Pervis Spann

Pervis Spann (born August 16, 1932) is an American broadcaster and music promoter, who has been influential in the development of blues music in Chicago. He was nominated as a member of the Blues Hall of Fame in 2012.

Life and career

He was born in Itta Bena, Mississippi. In his teens, he cared for his mother after she had a stroke, and made money picking cotton and managing a local movie theater before moving with his mother and sister to Battle Creek, Michigan in 1949. He soon left to work in Gary, Indiana, and spent a time in the forces in the Korean War, before returning to live in Chicago where he worked in a steel mill, drove a taxi, and repaired television sets.[1][2]

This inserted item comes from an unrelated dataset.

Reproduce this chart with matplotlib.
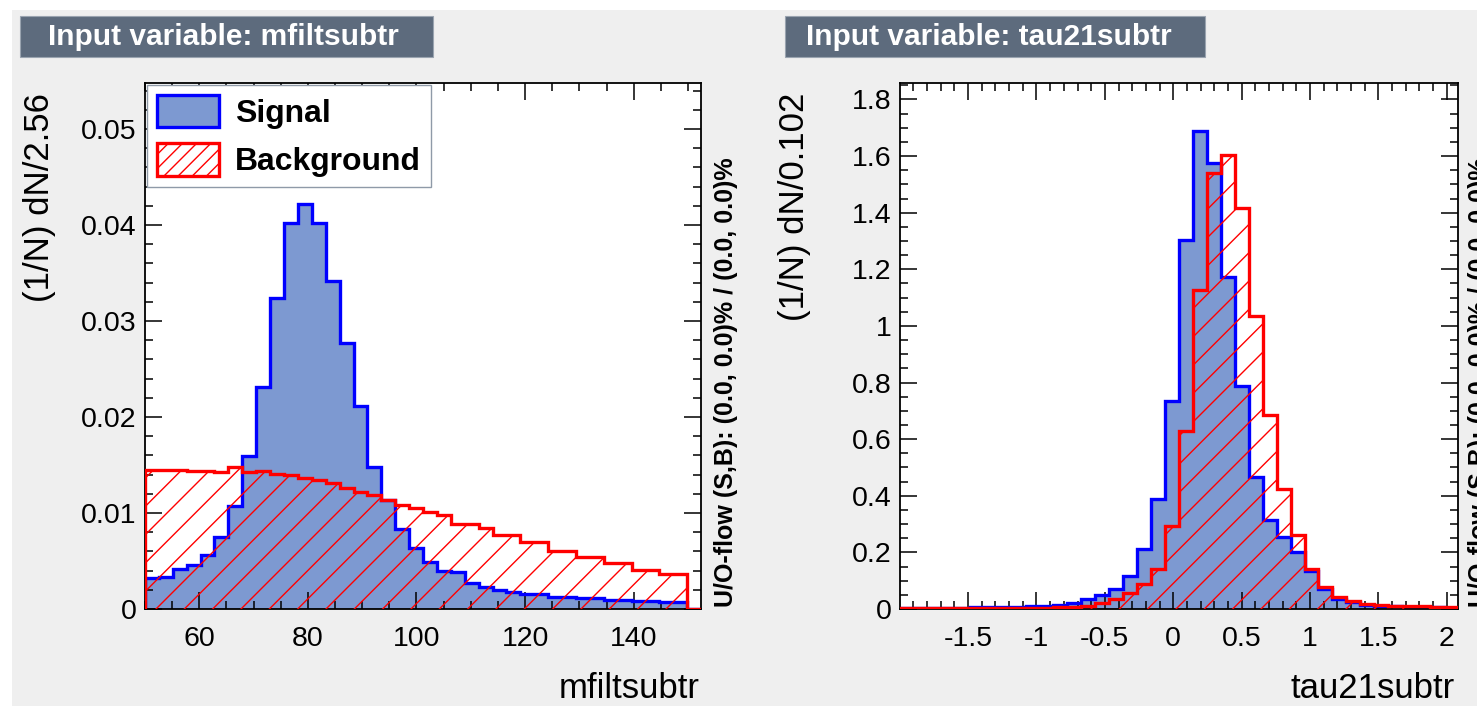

Under the G.I. Bill, he attended the Midwestern Broadcasting School, before starting work on WOPA radio in 1959. He organised his first concert, featuring B.B. King and Junior Parker, in 1960.[2] Three years later, when Leonard and Phil Chess launched WVON, Spann was given a regular late night blues slot, and won attention with an 87-hour "sleepless sit-in" on the station to raise money for Dr. Martin Luther King, Jr.. During the 1960s, he managed the careers of leading blues and soul performers including B.B. King, and claimed to have a role in discovering the Jackson 5 and Chaka Khan. Known as a workaholic, he also co-owned several clubs, including the Burning Spear. After WVON was sold, Spann helped set up a new blues and gospel-oriented station, WXOL, on the same frequency in 1979; it became WVON again in 1983. He continued to promote blues festivals, and also ran station WXSS in Memphis, Tennessee during the 1980s.[1][2]

Quotation

"If you don't love the blues, you got a hole in your soul."